All of the files in this database have been reviewed and subjected to quality control procedures, after which, data are called the “best basic version” (BBV). The BBV data are in scientific units, have been reviewed by the database manager, and are intended as the starting point for scientific analysis. The individual records are not flagged with data quality words, but inclusion in the database implies the measurements passed all the validation tests.
This database is intended to be useful without requiring detailed knowledge of the particular sensors, loggers, platforms, or field activities that produced the data. Users are encouraged to consult the applicable data reports if detailed information about the instrument configuration is not found in the attributes or metadata.
All measurements in the database were made over some duration, usually at one geographic location. Most of the measurements were made in the ocean or estuaries, but supporting land or buoy-based atmospheric measurements may also be included. The BBV is processed to the following standards:
- Data are calibrated and expressed in standard scientific units.
- Time base has been verified.
- Calibration parameters have been verified.
- Clearly erroneous data values have been removed and replaced with interpolations or pad values (typically 1e35).
- Data recorded out-of-water or off-location have been removed.
- Appropriate and correct metadata are in the attributes.
- An ISO19115 metadata record for each file is generated by ncISO (the record template was reviewed prior to use).
- Datasets are NetCDF files that conform to the EPIC conventions, and where possible these files are converted to CF-1.6 conventions.

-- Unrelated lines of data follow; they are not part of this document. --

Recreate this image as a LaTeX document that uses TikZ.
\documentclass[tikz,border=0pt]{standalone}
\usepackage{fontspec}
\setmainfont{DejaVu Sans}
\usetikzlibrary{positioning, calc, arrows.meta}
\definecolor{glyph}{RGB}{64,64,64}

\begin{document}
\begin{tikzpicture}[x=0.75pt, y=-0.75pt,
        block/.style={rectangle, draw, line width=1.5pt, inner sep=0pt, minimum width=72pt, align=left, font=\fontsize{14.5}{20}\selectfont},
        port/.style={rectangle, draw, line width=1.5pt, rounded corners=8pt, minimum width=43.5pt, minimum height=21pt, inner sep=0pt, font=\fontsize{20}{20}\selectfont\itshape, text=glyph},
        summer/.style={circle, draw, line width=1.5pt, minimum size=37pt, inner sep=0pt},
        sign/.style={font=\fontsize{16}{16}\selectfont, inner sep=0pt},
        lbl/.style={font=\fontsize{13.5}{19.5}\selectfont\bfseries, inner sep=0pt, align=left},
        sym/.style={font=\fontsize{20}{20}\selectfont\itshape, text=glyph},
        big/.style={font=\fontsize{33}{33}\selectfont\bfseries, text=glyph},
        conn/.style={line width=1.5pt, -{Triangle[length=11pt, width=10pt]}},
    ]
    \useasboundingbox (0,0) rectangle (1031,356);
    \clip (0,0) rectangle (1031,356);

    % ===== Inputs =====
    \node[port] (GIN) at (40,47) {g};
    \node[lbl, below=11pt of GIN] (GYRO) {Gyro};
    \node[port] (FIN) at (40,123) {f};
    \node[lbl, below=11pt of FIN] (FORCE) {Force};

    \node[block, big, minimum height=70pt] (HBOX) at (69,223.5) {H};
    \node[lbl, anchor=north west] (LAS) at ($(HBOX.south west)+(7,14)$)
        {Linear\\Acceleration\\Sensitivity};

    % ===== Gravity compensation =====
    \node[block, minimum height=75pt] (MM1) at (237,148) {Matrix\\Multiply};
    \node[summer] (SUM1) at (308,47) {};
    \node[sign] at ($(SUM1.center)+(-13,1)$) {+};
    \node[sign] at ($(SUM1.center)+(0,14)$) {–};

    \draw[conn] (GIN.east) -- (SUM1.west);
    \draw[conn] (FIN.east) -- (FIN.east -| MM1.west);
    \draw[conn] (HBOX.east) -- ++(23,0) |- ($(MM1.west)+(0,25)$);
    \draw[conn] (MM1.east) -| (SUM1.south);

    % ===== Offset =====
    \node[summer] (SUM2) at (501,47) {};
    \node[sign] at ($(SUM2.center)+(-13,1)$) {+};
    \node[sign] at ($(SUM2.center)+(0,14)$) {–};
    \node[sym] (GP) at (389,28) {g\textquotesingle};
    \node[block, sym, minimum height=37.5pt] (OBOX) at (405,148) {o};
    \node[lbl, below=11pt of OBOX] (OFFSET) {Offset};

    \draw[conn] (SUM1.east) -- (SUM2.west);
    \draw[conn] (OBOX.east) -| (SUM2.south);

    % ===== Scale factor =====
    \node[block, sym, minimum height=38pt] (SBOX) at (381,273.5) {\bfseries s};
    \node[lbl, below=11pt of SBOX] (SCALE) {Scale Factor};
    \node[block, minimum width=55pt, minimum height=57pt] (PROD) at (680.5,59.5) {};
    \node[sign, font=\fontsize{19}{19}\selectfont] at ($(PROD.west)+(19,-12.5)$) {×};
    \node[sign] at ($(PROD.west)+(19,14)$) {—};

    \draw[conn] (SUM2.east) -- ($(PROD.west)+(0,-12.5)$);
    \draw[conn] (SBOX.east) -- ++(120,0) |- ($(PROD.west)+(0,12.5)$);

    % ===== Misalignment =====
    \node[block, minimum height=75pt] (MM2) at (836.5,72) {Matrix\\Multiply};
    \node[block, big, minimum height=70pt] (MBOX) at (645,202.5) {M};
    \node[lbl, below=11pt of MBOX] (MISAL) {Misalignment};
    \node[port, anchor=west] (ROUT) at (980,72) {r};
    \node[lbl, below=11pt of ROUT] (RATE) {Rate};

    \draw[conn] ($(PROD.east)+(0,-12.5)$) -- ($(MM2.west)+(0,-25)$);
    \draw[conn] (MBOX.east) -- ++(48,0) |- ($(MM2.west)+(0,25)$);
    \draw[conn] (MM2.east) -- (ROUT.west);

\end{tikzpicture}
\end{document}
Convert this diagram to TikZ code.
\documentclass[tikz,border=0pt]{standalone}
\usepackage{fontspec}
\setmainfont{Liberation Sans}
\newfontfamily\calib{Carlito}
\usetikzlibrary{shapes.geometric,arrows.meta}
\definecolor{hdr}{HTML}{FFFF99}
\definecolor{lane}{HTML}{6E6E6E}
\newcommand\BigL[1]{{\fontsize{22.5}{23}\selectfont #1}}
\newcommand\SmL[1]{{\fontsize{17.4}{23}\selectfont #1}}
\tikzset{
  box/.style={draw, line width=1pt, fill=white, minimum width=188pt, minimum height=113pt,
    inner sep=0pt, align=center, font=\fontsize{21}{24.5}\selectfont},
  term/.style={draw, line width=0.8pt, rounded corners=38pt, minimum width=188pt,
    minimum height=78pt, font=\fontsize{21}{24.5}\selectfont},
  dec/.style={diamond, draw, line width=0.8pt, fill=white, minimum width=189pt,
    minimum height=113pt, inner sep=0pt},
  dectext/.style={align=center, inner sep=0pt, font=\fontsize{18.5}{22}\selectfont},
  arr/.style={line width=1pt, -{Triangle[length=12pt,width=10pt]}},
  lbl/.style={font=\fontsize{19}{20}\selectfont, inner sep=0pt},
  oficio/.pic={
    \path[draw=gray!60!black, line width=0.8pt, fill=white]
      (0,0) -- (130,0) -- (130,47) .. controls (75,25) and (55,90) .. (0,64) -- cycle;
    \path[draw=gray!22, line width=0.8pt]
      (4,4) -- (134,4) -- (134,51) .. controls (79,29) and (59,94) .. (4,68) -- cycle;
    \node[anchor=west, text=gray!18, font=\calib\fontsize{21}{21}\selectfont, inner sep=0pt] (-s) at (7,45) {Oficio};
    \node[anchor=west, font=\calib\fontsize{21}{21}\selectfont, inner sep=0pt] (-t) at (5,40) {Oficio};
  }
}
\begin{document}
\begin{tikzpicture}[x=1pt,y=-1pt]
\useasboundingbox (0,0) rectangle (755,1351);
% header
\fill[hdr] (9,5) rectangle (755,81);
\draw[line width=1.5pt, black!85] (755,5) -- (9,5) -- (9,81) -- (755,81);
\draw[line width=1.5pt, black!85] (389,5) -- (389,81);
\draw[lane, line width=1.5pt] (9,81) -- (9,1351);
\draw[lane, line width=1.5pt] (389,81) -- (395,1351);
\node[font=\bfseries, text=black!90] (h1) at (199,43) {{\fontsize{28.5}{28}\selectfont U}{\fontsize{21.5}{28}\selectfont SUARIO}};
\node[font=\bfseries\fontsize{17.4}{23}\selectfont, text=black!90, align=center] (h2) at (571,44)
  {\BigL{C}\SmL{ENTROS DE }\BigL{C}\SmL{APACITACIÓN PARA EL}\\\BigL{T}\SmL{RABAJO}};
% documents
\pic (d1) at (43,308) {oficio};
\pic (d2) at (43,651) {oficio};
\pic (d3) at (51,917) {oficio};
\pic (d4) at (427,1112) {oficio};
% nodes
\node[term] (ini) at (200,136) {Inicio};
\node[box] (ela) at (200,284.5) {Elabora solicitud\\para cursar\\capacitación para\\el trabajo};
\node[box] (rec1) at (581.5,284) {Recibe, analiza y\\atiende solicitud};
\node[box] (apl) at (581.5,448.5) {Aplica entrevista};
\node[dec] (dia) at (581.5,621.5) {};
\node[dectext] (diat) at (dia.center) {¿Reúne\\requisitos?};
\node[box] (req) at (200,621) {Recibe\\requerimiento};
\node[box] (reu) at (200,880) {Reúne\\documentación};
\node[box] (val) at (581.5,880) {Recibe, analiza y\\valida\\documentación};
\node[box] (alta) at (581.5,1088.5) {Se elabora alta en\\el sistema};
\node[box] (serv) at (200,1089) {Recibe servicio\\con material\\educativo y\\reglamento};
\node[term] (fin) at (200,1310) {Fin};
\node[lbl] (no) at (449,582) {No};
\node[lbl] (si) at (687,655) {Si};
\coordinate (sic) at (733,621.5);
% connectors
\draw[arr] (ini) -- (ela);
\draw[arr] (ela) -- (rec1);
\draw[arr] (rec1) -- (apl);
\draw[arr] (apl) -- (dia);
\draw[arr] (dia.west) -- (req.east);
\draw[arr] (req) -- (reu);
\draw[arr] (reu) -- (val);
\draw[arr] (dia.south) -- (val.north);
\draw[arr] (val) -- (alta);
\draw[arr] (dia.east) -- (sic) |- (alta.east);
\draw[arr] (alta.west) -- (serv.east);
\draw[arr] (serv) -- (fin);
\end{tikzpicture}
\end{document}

- The data files are written by the instrument that collected them; no aggregation is done to combine the all the measurements from a platform into one file.
- Data from multiple temporal segments made by the same instruments may be concatenated to make a single time series.
As data standards, conventions, and interoperability best practices evolve, the methods for serving the data may change in order to meet the general objective of describing and serving our time-series data in the most widely used, appropriate manner.